Herzensprojekte fest im Blick

Professor Dr. Peter Schwarz ist der zukünftige Präsident der IDF

BRÜSSEL.  Mit Professor Dr. Peter Schwarz ist im Dezember 2022 erstmals ein Deutscher zum nächsten Präsidenten der International Diabetes Federation (IDF) gewählt worden. Die ­verbleibenden zwei Jahre bis zum Beginn seiner Amtszeit will der Diabetesforscher vom Paul-Langerhans-Institut Dresden (PLID) nutzen, um Herzensprojekte anzuschieben.
 

Prof. Dr. med. Peter Schwarz/privat

Ein zentrales Anliegen ist es ihm, für Menschen mit Diabetes in aller Welt den Zugang zu lebenswichtigen Medikamenten wie Insulin zu erleichtern. „Wenn wir in Deutschland jammern, dann immer auf sehr hohem Niveau. Aber anderswo sterben Kinder, weil ihre Eltern sich das Insulin nicht leisten können. Und so lange das so ist, haben wir unsere Aufgabe nicht erfüllt“, erklärt der frisch gewählte President-Elect, der in der Amtszeit 2024/2025 auf Prof. Akhtar Hussain von der Universität Oslo folgen wird.

Um einen besseren Überblick über den Status quo zu bekommen, möchte Prof. Dr. Schwarz einen jährlichen Diabetes-Survey ins Leben rufen, an dem sich Menschen mit Diabetes und ihre Ärzt*innen aus möglichst vielen Ländern beteiligen. „Ich stelle mir vor, dass die erhobenen Daten dann jeweils zum Weltdiabetestag veröffentlicht und allen engagierten Ärzten und Patientenvertretern zur Verfügung gestellt werden, damit sie ihre jeweiligen Regierungen zum Handeln antreiben können“, erzählt der Diabetesforscher und ergänzt: „Bei HIV hat das bereits gut funktioniert. Da haben Patientenorganisationen entsprechende Daten erhoben und ihren Regierungen vorgelegt.“
Daneben steht die Digitalisierung ganz oben auf Prof. Schwarz’ Agenda, die hierzulande erst relativ spät vorangetrieben wurde – auch wenn Deutschland mit der Entwicklung von DiGA inzwischen Vorreiter ist.
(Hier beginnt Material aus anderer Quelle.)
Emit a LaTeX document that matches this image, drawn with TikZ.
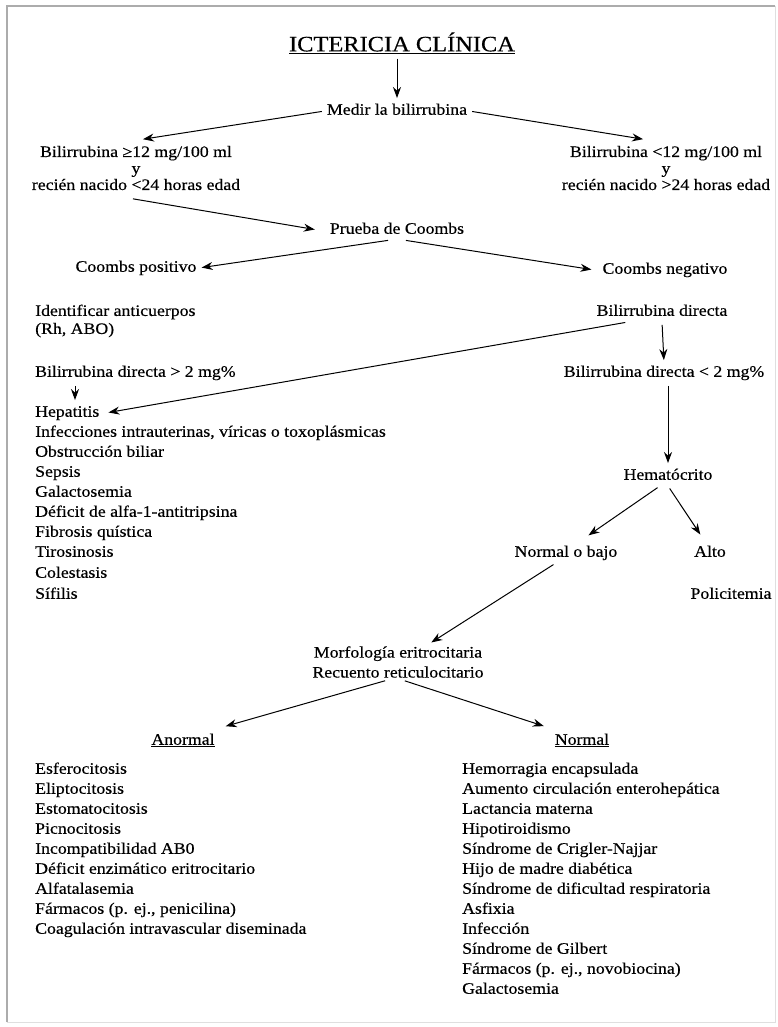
\documentclass[tikz,border=0pt]{standalone}
\usepackage{fontspec}
\setmainfont{Liberation Serif}[FakeStretch=1.11,FakeBold=0.4]
\usepackage{tikz}
\usetikzlibrary{arrows.meta,calc}
\usetikzlibrary{positioning}
\tikzset{
    txt/.style={
           inner sep=2pt,
           align=center,
           font=\fontsize{16}{16.5}\selectfont,
           },
}
\tikzset{
    item/.style={
           anchor=west,
           inner sep=2pt,
           text height=11.5pt,
           text depth=4pt,
           font=\fontsize{16}{20}\selectfont,
           },
}
\tikzset{
    flecha/.style={
           -{Stealth[length=11pt,width=8pt]},
           line width=1pt,
           shorten <=3pt, shorten >=3pt,
           },
}

\begin{document}
\begin{tikzpicture}[x=1pt,y=-1pt]
\useasboundingbox (0,0) rectangle (777,1027);
\fill[white] (0,0) rectangle (777,1027);
\draw[gray!25, line width=1pt] (775,6) -- (775,1022) -- (7,1022);
\draw[gray!65, line width=1.3pt] (7,1022) -- (7,6) -- (775,6);

\node[txt, font=\fontsize{22}{24}\selectfont] (titulo) at (402,43) {\underline{ICTERICIA CLÍNICA}};
\node[txt, text height=11.5pt, text depth=4pt] (medir) at (397,111) {Medir la bilirrubina};
\node[txt] (izq) at (136,168) {Bilirrubina ≥12 mg/100 ml\\y\\recién nacido <24 horas edad};
\node[txt] (der) at (666,168) {Bilirrubina <12 mg/100 ml\\y\\recién nacido >24 horas edad};
\node[txt, text height=11.5pt, text depth=4pt] (prueba) at (397,230) {Prueba de Coombs};
\node[txt, text height=11.5pt, text depth=4pt] (cpos) at (136,268) {Coombs positivo};
\node[txt, text height=11.5pt, text depth=4pt] (cneg) at (665,270) {Coombs negativo};
\node[anchor=west, inner sep=2pt, align=left, font=\fontsize{16}{18}\selectfont] (ident) at (33,321) {Identificar anticuerpos\\(Rh, ABO)};
\node[txt, text height=11.5pt, text depth=4pt] (bd) at (662,312) {Bilirrubina directa};
\node[item] (bdmay) at (33,373) {Bilirrubina directa > 2 mg\%};
\node[txt, text height=11.5pt, text depth=4pt] (bdmen) at (664,373) {Bilirrubina directa < 2 mg\%};

\node[item] (hep) at (33,413) {Hepatitis};
\node[item] (inf) at (33,433) {Infecciones intrauterinas, víricas o toxoplásmicas};
\node[item] (obs) at (33,453) {Obstrucción biliar};
\node[item] (sep) at (33,473) {Sepsis};
\node[item] (gal) at (33,493) {Galactosemia};
\node[item] (alfa) at (33,513) {Déficit de alfa-1-antitripsina};
\node[item] (fib) at (33,533) {Fibrosis quística};
\node[item] (tir) at (33,553) {Tirosinosis};
\node[item] (col) at (33,574) {Colestasis};
\node[item] (sif) at (33,595) {Sífilis};

\node[txt, text height=11.5pt, text depth=4pt] (hto) at (668,476) {Hematócrito};
\node[txt, text height=11.5pt, text depth=4pt] (nob) at (566,553) {Normal o bajo};
\node[txt, text height=11.5pt, text depth=4pt] (alto) at (710,553) {Alto};
\node[txt, text height=11.5pt, text depth=4pt] (poli) at (731,595) {Policitemia};
\node[txt, font=\fontsize{16}{20}\selectfont] (morf) at (398,662) {Morfología eritrocitaria\\Recuento reticulocitario};
\node[txt, text height=11.5pt, text depth=4pt] (anormal) at (183,741) {\underline{Anormal}};
\node[txt, text height=11.5pt, text depth=4pt] (normal) at (582,741) {\underline{Normal}};

\node[item] (esf) at (33,770) {Esferocitosis};
\node[item] (eli) at (33,790) {Eliptocitosis};
\node[item] (est) at (33,810) {Estomatocitosis};
\node[item] (pic) at (33,830) {Picnocitosis};
\node[item] (inc) at (33,850) {Incompatibilidad AB0};
\node[item] (enz) at (33,870) {Déficit enzimático eritrocitario};
\node[item] (alf) at (33,890) {Alfatalasemia};
\node[item] (farp) at (33,910) {Fármacos (p. ej., penicilina)};
\node[item] (coa) at (33,930) {Coagulación intravascular diseminada};

\node[item] (hem) at (460,770) {Hemorragia encapsulada};
\node[item] (aum) at (460,790) {Aumento circulación enterohepática};
\node[item] (lac) at (460,810) {Lactancia materna};
\node[item] (hip) at (460,830) {Hipotiroidismo};
\node[item] (cri) at (460,850) {Síndrome de Crigler-Najjar};
\node[item] (hijo) at (460,870) {Hijo de madre diabética};
\node[item] (resp) at (460,890) {Síndrome de dificultad respiratoria};
\node[item] (asf) at (460,910) {Asfixia};
\node[item] (infe) at (460,930) {Infección};
\node[item] (gil) at (460,950) {Síndrome de Gilbert};
\node[item] (farn) at (460,970) {Fármacos (p. ej., novobiocina)};
\node[item] (gala) at (460,990) {Galactosemia};

% flechas
\draw[flecha] (titulo.south -| medir.north) -- (medir.north);
\draw[flecha] (medir.west) -- ($(izq.north)+(4,-4)$);
\draw[flecha] (medir.east) -- ($(der.north)+(-20,-4)$);
\draw[flecha] ($(izq.south)+(-6,6)$) -- ($(prueba.west)+(-10,0)$);
\draw[flecha] ($(prueba.south)+(-6,0)$) -- (cpos.east);
\draw[flecha] ($(prueba.south)+(6,0)$) -- ($(cneg.west)+(-6,0)$);
\draw[flecha] ($(bd.south west)!0.25!(bd.south east)$) -- ($(hep.east)+(4,0)$);
\draw[flecha] (bd.south) -- (bdmen.north);
\draw[flecha] ($(bdmay.south west)+(42,0)$) -- ($(hep.north west)+(42,0)$);
\draw[flecha] (bdmen.south -| hto.north) -- (hto.north);
\draw[flecha] ($(hto.south)+(-8,0)$) -- ($(nob.north)+(20,-6)$);
\draw[flecha] (hto.south) -- ($(alto.north)+(-8,-6)$);
\draw[flecha] ($(nob.south)+(-10,0)$) -- ($(morf.north)!0.35!(morf.north east)$);
\draw[flecha] ($(morf.south)+(-10,0)$) -- ($(anormal.north east)+(6,-4)$);
\draw[flecha] ($(morf.south)+(4,0)$) -- ($(normal.north west)+(-6,-4)$);
\end{tikzpicture}
\end{document}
In den Ländern des globalen Südens hat die Digitalisierung aber noch einen ganz anderen Stellenwert. 

Diabetesversorgung in Pakistan: anders, aber gut
„In afrikanischen Staaten ist die medizinische Versorgung zwar schlechter als bei uns, doch die IT-Infrastruktur ist häufig besser – und fast alle Menschen nutzen ein Smartphone.“ Als Mitgründer einer Diabetes-App in Ruanda weiß Prof. Schwarz, dass es manchmal die ganz einfachen Dinge sehr wirksam sind. „Wir waren noch nie so nah dran an unseren Patienten wie jetzt, wo bei jedem ein Smartphone in der Hosentasche steckt.“ Für diese Menschen sind „Digiceuticals“ – digitale Hilfsmittel, die ein ähnlich großes Potenzial zur Verbesserung von Gesundheit haben wie Arzneimittel – eine Möglichkeit, ihren Diabetes zu behandeln. „In Karachi zum Beispiel leben 22 Millionen Menschen, doch es gibt nur eine einzige Diabetesklinik. Und in ganz Pakistan arbeiten nicht mehr als 120 Diabetesberater“, so Prof.  Schwarz, der gerade aus Pakistan zurückgekehrt ist. „Doch auch dort gibt es eine gute Diabetesversorgung – auch wenn sie anders aussieht als bei uns.“ 

Ebendiese Vielfalt der Versorgungssysteme und die Perspektive internationaler Kolleg*innen kennenzulernen, macht für ihn den besonderen Reiz der Arbeit für die IDF aus. „In Pakistan etwa hat der Ministerpräsident das Ziel ausgegeben, dass in 20 Jahren niemand mehr seinen Typ-2-Diabetes mit Insulin behandeln muss“, erzählt Prof. Schwarz, „das ist ein ganz starkes Statement in Richtung Prävention! Eine Welt ohne Typ-2-Diabetes ist ein nicht komplett unrealistisches Ziel, dafür will ich mich gern ebenfalls einsetzen.“

So arbeitet die IDF
Sitz der International Diabetes Federation (IDF) ist Brüssel. Hier arbeitet ein 20-köpfiges Team daran, die Ziele des amtierenden Vorstands umzusetzen. Konkrete Projekte realisiert die IDF über ihre sieben großen Regionalgesellschaften. Globale Partner sind u.a. die Weltgesundheitsorganisation (WHO), die Vereinten Nationen und die Allianz Nichtübertragbare Krankheiten (NCD Alliance).